His published position put him at odds with Supreme Leader Ali Khamenehi, who only recently repeated his long-standing opposition to such talks.
“If we negotiate with them [other major powers such as France, Russia and China], why shouldn’t we talk with America?” Rafsanjani said in an interview published in the current issue of International Studies Journal, an Iranian scholarly quarterly.
“The meaning of negotiations is not that we submit to them. We negotiate, and if they accept our positions or we accept theirs, then it is done,” Rafsanjani said in response to a common fear in the Islamic Republic that the skillful American negotiators would take Iran’s negotiators to the cleaners in any bilateral diplomatic talks.
Rafsanjani, a renowned pragmatist and non-ideologue, has long advocated talks with the United States. A quarter-century ago, he wrote a letter to Ayatollah Khomeini urging such talks.
But he hasn’t normally talked publicly about his position, which enrages the revolutionary ideologues while pragmatists are browbeaten into silence.
It is unknown what proportion of the establishment thinks direct talks with Washington are a good idea. But the proportion is thought to be growing now that the possibility of war is widely thought to be rising exponentially. Public debate, however, is stifled by Khamenehi’s loud and firm opposition.
Khamenehi was a moderate before he became Supreme Leader in 1989. He rarely resorted to anti-American rhetoric before that. But since rising to Supreme Leader, the Iran Times has only seen two speeches in which he did not include at least a passing swipe at the perfidy of the United States. Some analysts believe his regular rhetorical attacks on the United States are designed purely to please the ultra-right, whose street thugs are a key to retention of power by the regime, and do not represent Khamenehi’s personal beliefs.
The fact that Rafsanjani is now trying to open the issue to public debate suggests he may feel the time is now opportune to do so.
While Khamenehi has been firm in opposing any talks, it is understood that all three presidents who have served under Khamenehi—Rafsanjani, Mohammad Khatami and Mahmud Ahmadi-nejad, who represent three different strains within the regime establishment—have all sought to initiate talks with Washington and been rebuffed.
There are still plenty of voices opposing talks. After Rafsanjani’s interview appeared, Deputy Hossain Ebrahimi, the vice chair of the Majlis National Security Committee, told the Mehr news agency, “We do not need to have relations with the United States as we are in the best conditions. It is America that needs relations with us. Iran is considered to be the key to American interests [in the region].”
This is standard chest-thumping rhetoric. But it is not clear that very many officials actually believe that.
In his magazine interview, Rafsanjani also advocated that the Islamic Republic launch a major effort to improve ties with Saudi Arabia, which have been allowed to atrophy in recent years.
“If we had good relations with Saudi Arabia, would the West have been able to impose sanctions [on Iranian oil exports]?” Rafsanjani asked, a reference to the fact that the Saudis have offered to open the spigots to supply countries that cease buying Iranian oil. “Only Saudi Arabia could fill the void left by [the absence of oil from] Iran. [If the Saudis just] produce oil within their OPEC quota, then no one would be able to harass us.”

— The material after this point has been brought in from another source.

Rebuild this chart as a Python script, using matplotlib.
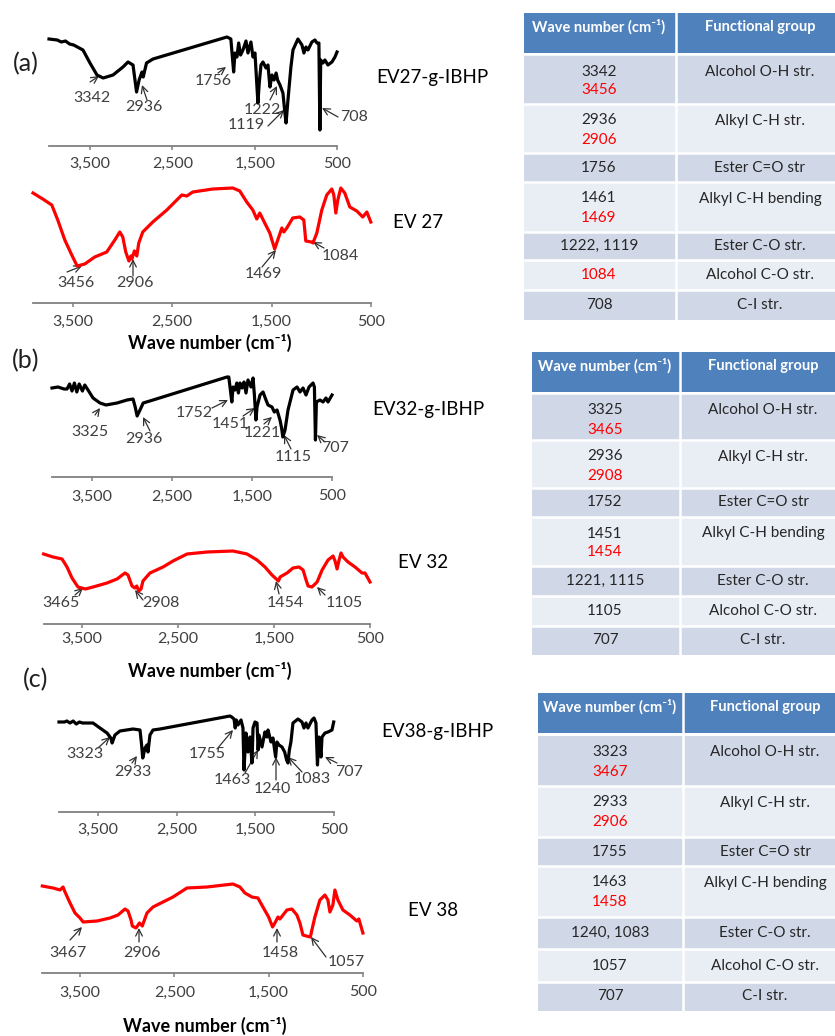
import matplotlib
matplotlib.use("Agg")
import matplotlib.pyplot as plt
from matplotlib.patches import Rectangle

plt.rcParams['font.family'] = ['Lato', 'DejaVu Sans']

# ---------------- FTIR spectra (wavenumber cm-1, transmittance a.u.) ----------------
ev27g_wn = [4000, 3900, 3850, 3800, 3750, 3700, 3587, 3502, 3417, 3342, 3222, 3101, 3040, 2979,
            2960, 2936, 2905, 2870, 2855, 2815, 2736, 1837, 1813, 1790, 1756, 1740, 1716, 1695,
            1672, 1643, 1606, 1582, 1546, 1521, 1497, 1461, 1445, 1424, 1400, 1363, 1339, 1315,
            1290, 1265, 1240, 1222, 1193, 1157, 1133, 1119, 1096, 1060, 1035, 975, 926, 902, 877,
            853, 805, 768, 744, 720, 708, 698, 671, 647, 610, 562, 525, 500]
ev27g_t = [107, 106, 104, 105, 102, 101, 96, 83, 71, 68, 71, 79, 84, 81,
           69, 54, 66, 74, 69, 83, 87, 109, 108, 107, 74, 93, 89, 103,
           91, 96, 105, 93, 104, 89, 93, 43, 63, 81, 84, 78, 81, 59,
           71, 66, 73, 66, 61, 53, 33, 23, 46, 79, 96, 107, 101, 93, 99,
           96, 104, 106, 103, 103, 16, 86, 83, 86, 81, 84, 89, 94]

ev27_wn = [3900, 3802, 3711, 3651, 3580, 3510, 3456, 3379, 3279, 3158, 3077, 3027, 2997, 2967,
           2935, 2915, 2906, 2880, 2856, 2836, 2796, 2695, 2554, 2403, 2353, 2293, 2092, 1890,
           1820, 1750, 1689, 1649, 1619, 1569, 1518, 1469, 1438, 1397, 1377, 1347, 1287, 1216,
           1176, 1156, 1100, 1084, 1045, 995, 945, 894, 874, 854, 834, 804, 764, 713, 643, 583,
           542, 502]
ev27_t = [110, 104, 98, 83, 63, 48, 37, 39, 46, 51, 63, 71, 66, 51,
          42, 47, 44, 52, 47, 60, 71, 81, 93, 108, 107, 111, 114, 115,
          112, 101, 93, 84, 90, 80, 70, 54, 63, 75, 71, 75, 85, 86,
          83, 62, 61, 60, 70, 93, 108, 114, 108, 90, 103, 115, 110, 96, 92, 86,
          91, 81]

ev32g_wn = [4000, 3925, 3850, 3812, 3780, 3750, 3720, 3690, 3660, 3620, 3590, 3550, 3487, 3400,
            3325, 3187, 3062, 2987, 2960, 2936, 2900, 2860, 2737, 1812, 1790, 1752, 1737, 1712,
            1690, 1670, 1650, 1625, 1600, 1575, 1550, 1512, 1487, 1470, 1451, 1437, 1400, 1362,
            1325, 1300, 1250, 1221, 1187, 1150, 1130, 1115, 1087, 1050, 987, 937, 900, 862, 825,
            787, 737, 720, 707, 695, 650, 612, 575, 550, 500]
ev32g_t = [89, 90, 88, 88, 93, 86, 94, 85, 93, 86, 92, 87, 79, 74,
           72, 74, 77, 78, 70, 61, 67, 74, 77, 100, 100, 75, 90, 87,
           94, 84, 94, 89, 95, 84, 97, 90, 99, 82, 57, 70, 82, 85,
           77, 72, 70, 65, 67, 57, 49, 40, 47, 67, 87, 90, 85, 89, 82,
           90, 94, 90, 37, 75, 77, 75, 79, 75, 82]

ev32_wn = [3900, 3802, 3708, 3656, 3604, 3542, 3465, 3385, 3240, 3135, 3052, 3021, 2979, 2950,
           2930, 2908, 2885, 2865, 2792, 2656, 2552, 2406, 2198, 1927, 1781, 1677, 1594, 1521,
           1454, 1437, 1364, 1302, 1239, 1197, 1166, 1145, 1105, 1051, 999, 937, 885, 864, 843,
           822, 802, 781, 729, 656, 583, 552, 500]
ev32_t = [70, 67, 65, 57, 46, 37, 35, 37, 41, 45, 51, 49, 38, 36,
          38, 33, 35, 43, 51, 57, 63, 70, 72, 73, 70, 64, 57, 49,
          43, 47, 51, 56, 57, 54, 44, 38, 37, 42, 54, 64, 68, 63, 55,
          64, 71, 67, 62, 57, 51, 51, 42]

ev38g_wn = [4000, 3930, 3900, 3860, 3820, 3780, 3740, 3700, 3567, 3478, 3388, 3340, 3323, 3287,
            3223, 3057, 2968, 2950, 2933, 2904, 2879, 2866, 2841, 2802, 2713, 1821, 1800, 1770,
            1755, 1740, 1720, 1681, 1656, 1643, 1618, 1592, 1567, 1541, 1528, 1503, 1477, 1463,
            1452, 1414, 1376, 1350, 1337, 1299, 1274, 1240, 1223, 1197, 1159, 1125, 1100, 1083,
            1065, 1045, 1019, 955, 904, 879, 853, 828, 777, 751, 726, 707, 688, 662, 649, 611,
            573, 522, 500]
ev38g_t = [90, 90, 91, 89, 91, 88, 90, 89, 89, 84, 79, 74, 69, 77,
           81, 83, 82, 69, 54, 64, 67, 60, 77, 82, 83, 96, 95, 93,
           84, 92, 87, 92, 84, 42, 79, 60, 75, 49, 84, 90, 89, 62,
           77, 65, 80, 75, 82, 70, 74, 55, 70, 67, 65, 60, 52, 49,
           62, 70, 89, 93, 90, 84, 89, 84, 92, 94, 89, 47, 75, 55, 75, 79,
           80, 82, 90]

ev38_wn = [3900, 3786, 3712, 3680, 3659, 3606, 3553, 3500, 3467, 3320, 3182, 3097, 3023, 2991,
           2959, 2945, 2906, 2870, 2840, 2790, 2726, 2620, 2514, 2366, 2154, 1878, 1804, 1751,
           1677, 1613, 1560, 1500, 1458, 1433, 1401, 1380, 1306, 1253, 1200, 1168, 1136, 1100,
           1057, 1041, 1009, 956, 903, 871, 850, 818, 797, 765, 712, 638, 564, 543, 500]
ev38_t = [87, 85, 83, 86, 81, 70, 60, 55, 51, 52, 55, 58, 64, 62,
          53, 47, 45, 50, 47, 60, 66, 71, 76, 85, 86, 89, 86, 80,
          76, 75, 66, 56, 46, 50, 56, 54, 63, 64, 58, 50, 38, 37,
          36, 43, 56, 73, 78, 73, 61, 68, 83, 73, 63, 58, 52, 54, 40]

tick_values = [3500, 2500, 1500, 500]
tick_labels = ['3,500', '2,500', '1,500', '500']

# ---------------- peak assignment tables ----------------
group_names = ["Alcohol O-H str.", "Alkyl C-H str.", "Ester C=O str", "Alkyl C-H bending",
               "Ester C-O str.", "Alcohol C-O str.", "C-I str."]
table_a_grafted = ["3342", "2936", "1756", "1461", "1222, 1119", "", "708"]
table_a_native = ["3456", "2906", "", "1469", "", "1084", ""]
table_b_grafted = ["3325", "2936", "1752", "1451", "1221, 1115", "1105", "707"]
table_b_native = ["3465", "2908", "", "1454", "", "", ""]
table_c_grafted = ["3323", "2933", "1755", "1463", "1240, 1083", "1057", "707"]
table_c_native = ["3467", "2906", "", "1458", "", "", ""]

W, H = 835, 1036
fig = plt.figure(figsize=(W / 100, H / 100), dpi=100)
canvas = fig.add_axes([0, 0, 1, 1])
canvas.set_xlim(0, W)
canvas.set_ylim(H, 0)
canvas.axis('off')

TXT = '#404040'
RED = '#ff0000'
NOTE_SIZE = 11.5


def spectrum(x0, x1, top, spine, wn_max, wn, t, color, pad):
    ax = fig.add_axes([x0 / W, 1 - spine / H, (x1 - x0) / W, (spine - top) / H])
    ax.plot(wn, t, color=color, lw=2.3, solid_joinstyle='round', clip_on=False)
    ax.set_xlim(wn_max, 500)
    ax.set_ylim(0, spine - top)
    ax.patch.set_alpha(0)
    for s in ['top', 'right', 'left']:
        ax.spines[s].set_visible(False)
    ax.spines['bottom'].set_color('#808080')
    ax.spines['bottom'].set_linewidth(1.3)
    ax.set_yticks([])
    ax.set_xticks(tick_values)
    ax.set_xticklabels(tick_labels)
    ax.tick_params(axis='x', direction='out', length=3, width=1.1, color='#808080',
                   labelsize=11.5, labelcolor=TXT, pad=pad)
    return ax


def notes(items):
    for label, tx, ty, ax_, ay_, px, py in items:
        canvas.annotate('', xy=(px, py), xytext=(ax_, ay_),
                        arrowprops=dict(arrowstyle='->', lw=0.9, color='#303030',
                                        shrinkA=0, shrinkB=0, mutation_scale=12))
        canvas.text(tx, ty, label, ha='center', va='center', fontsize=NOTE_SIZE, color=TXT)


# panel (a)
spectrum(49, 337, 30, 146, 4000, ev27g_wn, ev27g_t, 'black', 5)
spectrum(33, 371, 178, 303, 3900, ev27_wn, ev27_t, RED, 5.5)
notes([("3342", 92, 98, 90, 82, 99, 76),
       ("2936", 144, 107, 147, 100, 142, 85),
       ("1756", 213, 81, 218, 73, 226, 67),
       ("1222", 262, 110, 270, 100, 277, 86),
       ("1119", 246, 125, 268, 126, 284, 110),
       ("708", 354, 117, 338, 117, 322, 108)])
notes([("3456", 76, 283, 67, 272, 82, 266),
       ("2906", 135, 283, 133, 276, 133, 259),
       ("1469", 263, 274, 262, 267, 276, 250),
       ("1084", 340, 256, 324, 248, 313, 242)])

# panel (b)
spectrum(52, 332, 370, 477, 4000, ev32g_wn, ev32g_t, 'black', 6)
spectrum(43.6, 370, 545, 624, 3900, ev32_wn, ev32_t, RED, 3)
notes([("3325", 90, 432, 95, 415, 100, 408),
       ("2936", 144, 439, 150, 431, 143, 417),
       ("1752", 194, 413, 212, 408, 228, 400),
       ("1451", 230, 424, 243, 416, 255, 408),
       ("1221", 262, 433, 264, 424, 272, 417),
       ("1115", 293, 457, 291, 449, 284, 435),
       ("707", 335, 448, 325, 442, 317, 435)])
notes([("3465", 61, 603, 75, 595, 83, 588),
       ("2908", 161, 603, 143, 600, 135, 590),
       ("1454", 285, 603, 279, 594, 276, 581),
       ("1105", 344, 603, 325, 595, 317, 587)])

# panel (c)
spectrum(59, 333.7, 705, 812, 4000, ev38g_wn, ev38g_t, 'black', 5)
spectrum(42.3, 362.9, 875, 973, 3900, ev38_wn, ev38_t, RED, 6)
notes([("3323", 85, 754, 98, 748, 110, 737),
       ("2933", 133, 772, 132, 763, 137, 756),
       ("1755", 207, 754, 217, 749, 233, 730),
       ("1463", 232, 780, 245, 773, 258, 750),
       ("1240", 272, 789, 276, 780, 276, 757),
       ("1083", 312, 779, 302, 772, 288, 757),
       ("707", 349, 772, 337, 763, 325, 757)])
notes([("3467", 68, 953, 70, 940, 82, 927),
       ("2906", 142, 953, 139, 942, 139, 928),
       ("1458", 280, 953, 277, 942, 277, 928),
       ("1057", 346, 962, 326, 957, 311, 937)])

# panel letters, sample names and axis titles
for letter, x, y in [("(a)", 26, 64), ("(b)", 26, 361), ("(c)", 36, 680)]:
    canvas.text(x, y, letter, ha='center', va='center', fontsize=18, color='#202020')
for name, x, y in [("EV27-g-IBHP", 432, 78), ("EV 27", 418, 223),
                   ("EV32-g-IBHP", 428, 410), ("EV 32", 423, 563),
                   ("EV38-g-IBHP", 437, 731), ("EV 38", 433, 910)]:
    canvas.text(x, y, name, ha='center', va='center', fontsize=13.5, color='black')
for x, y in [(210, 343), (210, 671), (205, 1026)]:
    canvas.text(x, y, "Wave number (cm\u207b\u00b9)", ha='center', va='center',
                fontsize=13, fontweight='bold', color='black')


def table(left, right, div, head_top, head_bot, edges, c1, c2, grafted, native):
    blue = '#4f81bd'
    canvas.add_patch(Rectangle((left, head_top), right - left, head_bot - head_top,
                               facecolor=blue, edgecolor='none'))
    canvas.text(c1, head_top + 14, "Wave number (cm\u207b\u00b9)", ha='center', va='center',
                fontsize=10.5, fontweight='bold', color='white')
    canvas.text(c2, head_top + 14, "Functional group", ha='center', va='center',
                fontsize=10.5, fontweight='bold', color='white')
    for i in range(len(group_names)):
        top, bot = edges[i], edges[i + 1]
        fill = '#d0d8e8' if i % 2 == 0 else '#e9edf4'
        canvas.add_patch(Rectangle((left, top), right - left, bot - top,
                                   facecolor=fill, edgecolor='none'))
        lines = [(s, c) for s, c in [(grafted[i], '#262626'), (native[i], RED)] if s]
        if len(lines) == 2:
            y1 = top + 16.5
            canvas.text(c1, y1, lines[0][0], ha='center', va='center', fontsize=11, color=lines[0][1])
            canvas.text(c1, y1 + 19, lines[1][0], ha='center', va='center', fontsize=11, color=lines[1][1])
            canvas.text(c2, y1, group_names[i], ha='center', va='center', fontsize=11, color='#262626')
        else:
            yc = (top + bot) / 2
            if lines:
                canvas.text(c1, yc, lines[0][0], ha='center', va='center', fontsize=11, color=lines[0][1])
            canvas.text(c2, yc, group_names[i], ha='center', va='center', fontsize=11, color='#262626')
    for e in [head_bot + 1] + list(edges[1:-1]):
        canvas.plot([left, right], [e, e], color='white', lw=1.8)
    canvas.plot([div, div], [head_top, edges[-1]], color='white', lw=1.8)


table(524, 835, 676, 13, 53, [55, 104, 153, 182, 232, 260, 290, 320], 599, 760,
      table_a_grafted, table_a_native)
table(532, 835, 680, 352, 392, [394, 440, 488, 517, 566, 596, 626, 655], 605, 763,
      table_b_grafted, table_b_native)
table(538, 835, 683, 693, 733, [736, 786, 837, 866, 917, 949, 982, 1011], 610, 765,
      table_c_grafted, table_c_native)

fig.savefig("out.png", dpi=100, facecolor='white')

Rafsanjani said: “Relations with Saudi Arabia are not a trivial matter. I think it is still possible to form good relations. But there are people who do not want thisÖ. Some harsh remarks coming from both sides should be corrected.”
Iranian relations with Saudi Arabia were at rock bottom when Rafsanjani became president in 1989 as a result of an incident during the annual hajj in 1987 when Saudi police fired on Iranians marching in Mecca who refused orders to halt. A total of 402 people died that day and Iran stopped participating in the hajj as a result. Under Rafsanjani, negotiations resolved the hostilities and returned relations to normal.
Under Khamenehi’s policy, it is permitted for Iran to enter diplomatic arenas in which the United States is one of many participants. Thus, Iran will sit down later this month with the United States plus China, Russia, Germany, France and Britain for talks on Iran’s nuclear program. What is officially verboten is bilateral talks with the Americans on bilateral relations.
But, in reality, Iran and the United States have frequently sat down for bilateral talks. In fact, the largest volume of talks probably took place under President George W. Bush, despite the perception that relations were most hostile during the Bush Administration. Mid-level Iranian and American diplomats at the United Nations set down every few weeks for talks in the early years of the Bush Administration. Later, some high-level State Department officials sat down for a few head-to-head sessions with Iranian officials. And after the fall of the Taliban, US and Iranian diplomats actually worked hand-in-glove together to help fashion a new government for Afghanistan that both countries could accept.
Rafsanjani’s interview appeared in print only a few weeks after Khamenehi had re-appointed him as chairman of the Expediency Council, the main body that advises the Supreme Leader on long-term policies.